The new smoking policy is not the only change needed; the carrier, facing bankruptcy, must obtain a government loan. Although the politicians are willing, the investment is contingent upon a matching grant from business leaders, who are unwilling to extend themselves for the loss-making airline. Progress in obtaining this funding is slowed after the death of the airline’s president. As late as December 10, no replacement has been chosen, but that decision will be taken as the end of the year approaches.

Beginning on November 30, Hokkaido is unable to pay its user fees at New Chitose and Tokyo (HND); the bill will amount to ? 300 million by mid-January.

On December 15, word is received that the carrier will be given a ? 1-billion loan by the Hokkaido business community if it continues drastic cost-cutting steps. After several candidates turn the post down, government official Michimasu Ishiko is named president on December 27.

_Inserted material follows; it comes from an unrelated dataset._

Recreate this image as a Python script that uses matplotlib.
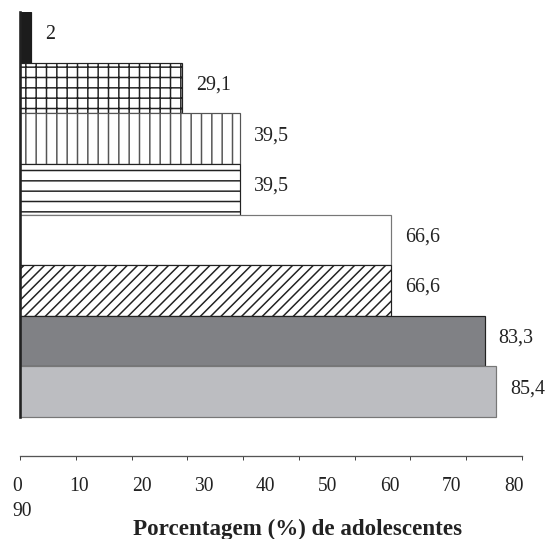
import matplotlib.pyplot as plt
import matplotlib.transforms as mtransforms
import numpy as np

# bars listed from top to bottom
values = [2, 29.1, 39.5, 39.5, 66.6, 66.6, 83.3, 85.4]
fills = ['#1c1c1c', 'white', 'white', 'white', 'white', 'white', '#808185', '#bcbdc1']
hatches = [None, '+', '|', '-', None, '//', None, None]
edges = ['#1c1c1c', '#222222', '#555555', '#222222', '#777777', '#222222', '#222222', '#777777']

x_ticks = np.arange(0, 91, 10)
x_tick_labels = ['0', '10', '20', '30', '40', '50', '60', '70', '80']
last_tick_label = '90'
xlabel = 'Porcentagem (%) de adolescentes'

DPI = 62
PT = 72 / DPI  # points per pixel

plt.rcParams['font.family'] = ['Liberation Serif', 'DejaVu Serif']
plt.rcParams['hatch.linewidth'] = 1.5 * PT

fig = plt.figure(figsize=(551 / DPI, 539 / DPI), dpi=DPI)
ax = fig.add_axes([20 / 551, 83 / 539, 502 / 551, 444 / 539])

ypos = np.arange(len(values))[::-1]
bars = ax.barh(ypos, values, height=1.0, color=fills, edgecolor=edges,
               linewidth=1.2 * PT)
for b, h in zip(bars, hatches):
    if h:
        b.set_hatch(h)

for y, v in zip(ypos, values):
    ax.annotate(f'{v:g}'.replace('.', ','), xy=(v, y), xytext=(14 * PT, 3 * PT),
                textcoords='offset points', ha='left', va='center',
                fontsize=20 * PT, color='#222222')

ax.set_xlim(0, 90)
ax.set_ylim(-1.27, 7.5)
ax.spines['top'].set_visible(False)
ax.spines['right'].set_visible(False)
ax.spines['left'].set_bounds(-0.5, 7.5)
ax.spines['left'].set_linewidth(2.6 * PT)
ax.spines['left'].set_color('#222222')
ax.spines['bottom'].set_linewidth(1.3 * PT)
ax.spines['bottom'].set_color('#555555')
ax.set_yticks([])
ax.set_xticks(x_ticks)
ax.tick_params(axis='x', direction='out', length=4 * PT, width=1 * PT,
               color='#444444', labelbottom=False)

# tick labels are spread out like justified text in the original
trans = mtransforms.blended_transform_factory(ax.transData, fig.transFigure)
label_x = np.linspace(-0.45, 88.5, len(x_tick_labels))
for x, lab in zip(label_x, x_tick_labels):
    ax.text(x, 48 / 539, lab, transform=trans, ha='center', va='baseline',
            fontsize=19.5 * PT, color='#222222')
ax.text(0.45, 23 / 539, last_tick_label, transform=trans, ha='center',
        va='baseline', fontsize=19.5 * PT, color='#222222')

fig.text(297.5 / 551, 4 / 539, xlabel, ha='center', va='baseline',
         fontsize=23 * PT, fontweight='bold', color='#222222')

fig.savefig('out.png', dpi=DPI)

At a New Year’s Eve party, the president-designate, a reformed smoker, indicates that he may soon quash the in-flight smoking policy, indicating that his carrier cannot go against the “nonsmoking trend.”

HOLD TRADE AIR SERVICES, LTD.: PMB 2346, 6A Sokoto Road, Ahmadu Bello Way, Kaduna, Nigeria; Phone 234 (62) 215 405; Fax 234 (62) 215 368; Code H2D; Year Founded 1991. HTAS is established at Lagos in early summer 1991 to provide regional scheduled services. Revenue operations commence on August 1 with four British Aerospace (BAC) 1-11-208ALs and a Douglas DC-8-61.

One of the BACs, with 72 passengers, is involved in an accident at Kaduna on August 29, 1992; although no injuries are reported, the badly damaged aircraft must be withdrawn.

Operations continue apace in 1993-1994; however, CEO Zakari Hamura is forced to withdraw a second BAC when the capacity of three machines proves not to be required.

The aircraft is returned to service in 1995-2000. By the latter year, airline employment stands at 150 and destinations visited from Lagos include Kaduna, Kano, Maiduguri, and Yola.